**Direction:** The records below must be output exactly, without pictures.

Charts and diagrams as code
+---+

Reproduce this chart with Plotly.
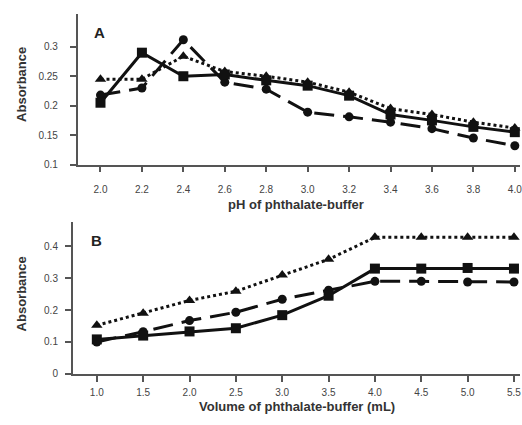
import plotly.graph_objects as go

W, H = 522, 425

# Panel A: pH of phthalate buffer
ph = [2.0, 2.2, 2.4, 2.6, 2.8, 3.0, 3.2, 3.4, 3.6, 3.8, 4.0]
a_square = [0.205, 0.290, 0.250, 0.253, 0.243, 0.234, 0.217, 0.185, 0.175, 0.164, 0.155]
a_triangle = [0.245, 0.245, 0.284, 0.258, 0.250, 0.240, 0.223, 0.195, 0.185, 0.172, 0.162]
a_circle = [0.218, 0.230, 0.312, 0.240, 0.228, 0.189, 0.181, 0.172, 0.161, 0.145, 0.132]

# Panel B: volume of phthalate buffer
vol = [1.0, 1.5, 2.0, 2.5, 3.0, 3.5, 4.0, 4.5, 5.0, 5.5]
b_square = [0.108, 0.120, 0.133, 0.143, 0.184, 0.245, 0.330, 0.330, 0.332, 0.330]
b_triangle = [0.152, 0.190, 0.230, 0.259, 0.310, 0.359, 0.428, 0.428, 0.428, 0.428]
b_circle = [0.100, 0.132, 0.167, 0.193, 0.234, 0.262, 0.290, 0.290, 0.288, 0.288]

a_yticks = [0.1, 0.15, 0.2, 0.25, 0.3]
a_yticktext = ["0.1", "0.15", "0.2", "0.25", "0.3"]
b_yticks = [0, 0.1, 0.2, 0.3, 0.4]
b_yticktext = ["0", "0.1", "0.2", "0.3", "0.4"]

FONT = "Liberation Sans, Arial, sans-serif"
INK = "#111111"
AX = "#555555"

fig = go.Figure()

def add_series(x, y, xa, ya, dash, symbol, msize):
    fig.add_trace(go.Scatter(
        x=x, y=y, xaxis=xa, yaxis=ya, mode="lines+markers",
        line=dict(color=INK, width=3, dash=dash),
        marker=dict(symbol=symbol, size=msize, color=INK),
        showlegend=False, cliponaxis=False))

add_series(ph, a_triangle, "x", "y", "dot", "triangle-up", 10)
add_series(ph, a_circle, "x", "y", "20px,9px", "circle", 9)
add_series(ph, a_square, "x", "y", "solid", "square", 10)

add_series(vol, b_triangle, "x2", "y2", "dot", "triangle-up", 10)
add_series(vol, b_circle, "x2", "y2", "20px,9px", "circle", 9)
add_series(vol, b_square, "x2", "y2", "solid", "square", 10)

tickfont = dict(family=FONT, size=10, color="#444444")

common_axis = dict(showgrid=False, zeroline=False, showline=True, linecolor=AX,
                   linewidth=1.5, ticks="outside", tickcolor=AX, tickwidth=1.5,
                   tickfont=tickfont, fixedrange=True, ticklabeloverflow="allow")

fig.update_layout(
    width=W, height=H,
    margin=dict(l=0, r=0, t=0, b=0),
    paper_bgcolor="white", plot_bgcolor="white",
    xaxis=dict(domain=[78 / W, 1], range=[1.89, 4.025], anchor="y",
               tickvals=ph, tickformat=".1f", ticklen=6, ticklabelstandoff=9,
               **common_axis),
    yaxis=dict(domain=[1 - 166.5 / H, 1 - 14 / H], range=[0.1, 0.356], anchor="x",
               tickvals=a_yticks, ticktext=a_yticktext, ticklen=6,
               ticklabelstandoff=10, **common_axis),
    xaxis2=dict(domain=[73 / W, 1], range=[0.74, 5.565], anchor="y2",
                tickvals=vol, tickformat=".1f", ticklen=6, ticklabelstandoff=2,
                **common_axis),
    yaxis2=dict(domain=[1 - 378.3 / H, 1 - 225 / H], range=[0, 0.475], anchor="x2",
                tickvals=b_yticks, ticktext=b_yticktext, ticklen=6,
                ticklabelstandoff=5, **common_axis),
)

def ann(text, px, py, size, angle=0, bold=True, color="#333333"):
    fig.add_annotation(
        text=f"<b>{text}</b>" if bold else text,
        x=px / W, y=1 - py / H, xref="paper", yref="paper",
        xanchor="center", yanchor="middle", showarrow=False, textangle=angle,
        font=dict(family=FONT, size=size, color=color))

ann("A", 100, 33, 15, color="#222222")
ann("B", 97, 243, 15, color="#222222")
ann("Absorbance", 22, 85, 13, angle=-90)
ann("Absorbance", 22, 297, 13, angle=-90)
ann("pH of phthalate-buffer", 297, 207, 13)
ann("Volume of phthalate-buffer (mL)", 298, 411, 13)

fig.write_html("out.html")
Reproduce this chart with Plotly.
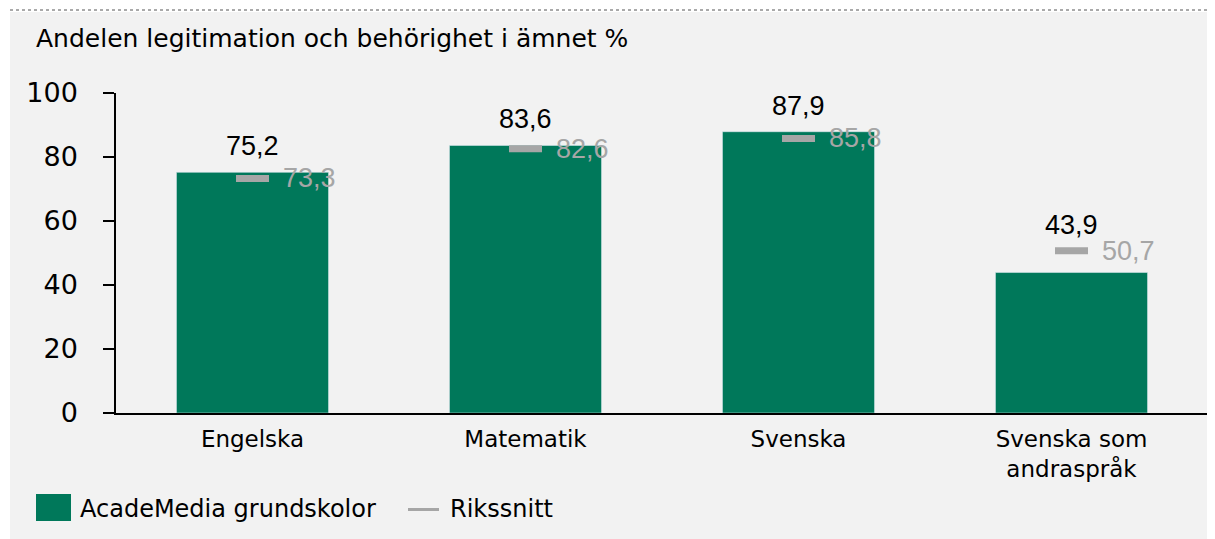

+---+

**Complete response:**
Reproduce this chart with Plotly.
import plotly.graph_objects as go

W, H = 522, 425

# Panel A: pH of phthalate buffer
ph = [2.0, 2.2, 2.4, 2.6, 2.8, 3.0, 3.2, 3.4, 3.6, 3.8, 4.0]
a_square = [0.205, 0.290, 0.250, 0.253, 0.243, 0.234, 0.217, 0.185, 0.175, 0.164, 0.155]
a_triangle = [0.245, 0.245, 0.284, 0.258, 0.250, 0.240, 0.223, 0.195, 0.185, 0.172, 0.162]
a_circle = [0.218, 0.230, 0.312, 0.240, 0.228, 0.189, 0.181, 0.172, 0.161, 0.145, 0.132]

# Panel B: volume of phthalate buffer
vol = [1.0, 1.5, 2.0, 2.5, 3.0, 3.5, 4.0, 4.5, 5.0, 5.5]
b_square = [0.108, 0.120, 0.133, 0.143, 0.184, 0.245, 0.330, 0.330, 0.332, 0.330]
b_triangle = [0.152, 0.190, 0.230, 0.259, 0.310, 0.359, 0.428, 0.428, 0.428, 0.428]
b_circle = [0.100, 0.132, 0.167, 0.193, 0.234, 0.262, 0.290, 0.290, 0.288, 0.288]

a_yticks = [0.1, 0.15, 0.2, 0.25, 0.3]
a_yticktext = ["0.1", "0.15", "0.2", "0.25", "0.3"]
b_yticks = [0, 0.1, 0.2, 0.3, 0.4]
b_yticktext = ["0", "0.1", "0.2", "0.3", "0.4"]

FONT = "Liberation Sans, Arial, sans-serif"
INK = "#111111"
AX = "#555555"

fig = go.Figure()

def add_series(x, y, xa, ya, dash, symbol, msize):
    fig.add_trace(go.Scatter(
        x=x, y=y, xaxis=xa, yaxis=ya, mode="lines+markers",
        line=dict(color=INK, width=3, dash=dash),
        marker=dict(symbol=symbol, size=msize, color=INK),
        showlegend=False, cliponaxis=False))

add_series(ph, a_triangle, "x", "y", "dot", "triangle-up", 10)
add_series(ph, a_circle, "x", "y", "20px,9px", "circle", 9)
add_series(ph, a_square, "x", "y", "solid", "square", 10)

add_series(vol, b_triangle, "x2", "y2", "dot", "triangle-up", 10)
add_series(vol, b_circle, "x2", "y2", "20px,9px", "circle", 9)
add_series(vol, b_square, "x2", "y2", "solid", "square", 10)

tickfont = dict(family=FONT, size=10, color="#444444")

common_axis = dict(showgrid=False, zeroline=False, showline=True, linecolor=AX,
                   linewidth=1.5, ticks="outside", tickcolor=AX, tickwidth=1.5,
                   tickfont=tickfont, fixedrange=True, ticklabeloverflow="allow")

fig.update_layout(
    width=W, height=H,
    margin=dict(l=0, r=0, t=0, b=0),
    paper_bgcolor="white", plot_bgcolor="white",
    xaxis=dict(domain=[78 / W, 1], range=[1.89, 4.025], anchor="y",
               tickvals=ph, tickformat=".1f", ticklen=6, ticklabelstandoff=9,
               **common_axis),
    yaxis=dict(domain=[1 - 166.5 / H, 1 - 14 / H], range=[0.1, 0.356], anchor="x",
               tickvals=a_yticks, ticktext=a_yticktext, ticklen=6,
               ticklabelstandoff=10, **common_axis),
    xaxis2=dict(domain=[73 / W, 1], range=[0.74, 5.565], anchor="y2",
                tickvals=vol, tickformat=".1f", ticklen=6, ticklabelstandoff=2,
                **common_axis),
    yaxis2=dict(domain=[1 - 378.3 / H, 1 - 225 / H], range=[0, 0.475], anchor="x2",
                tickvals=b_yticks, ticktext=b_yticktext, ticklen=6,
                ticklabelstandoff=5, **common_axis),
)

def ann(text, px, py, size, angle=0, bold=True, color="#333333"):
    fig.add_annotation(
        text=f"<b>{text}</b>" if bold else text,
        x=px / W, y=1 - py / H, xref="paper", yref="paper",
        xanchor="center", yanchor="middle", showarrow=False, textangle=angle,
        font=dict(family=FONT, size=size, color=color))

ann("A", 100, 33, 15, color="#222222")
ann("B", 97, 243, 15, color="#222222")
ann("Absorbance", 22, 85, 13, angle=-90)
ann("Absorbance", 22, 297, 13, angle=-90)
ann("pH of phthalate-buffer", 297, 207, 13)
ann("Volume of phthalate-buffer (mL)", 298, 411, 13)

fig.write_html("out.html")
Reproduce this chart with Plotly.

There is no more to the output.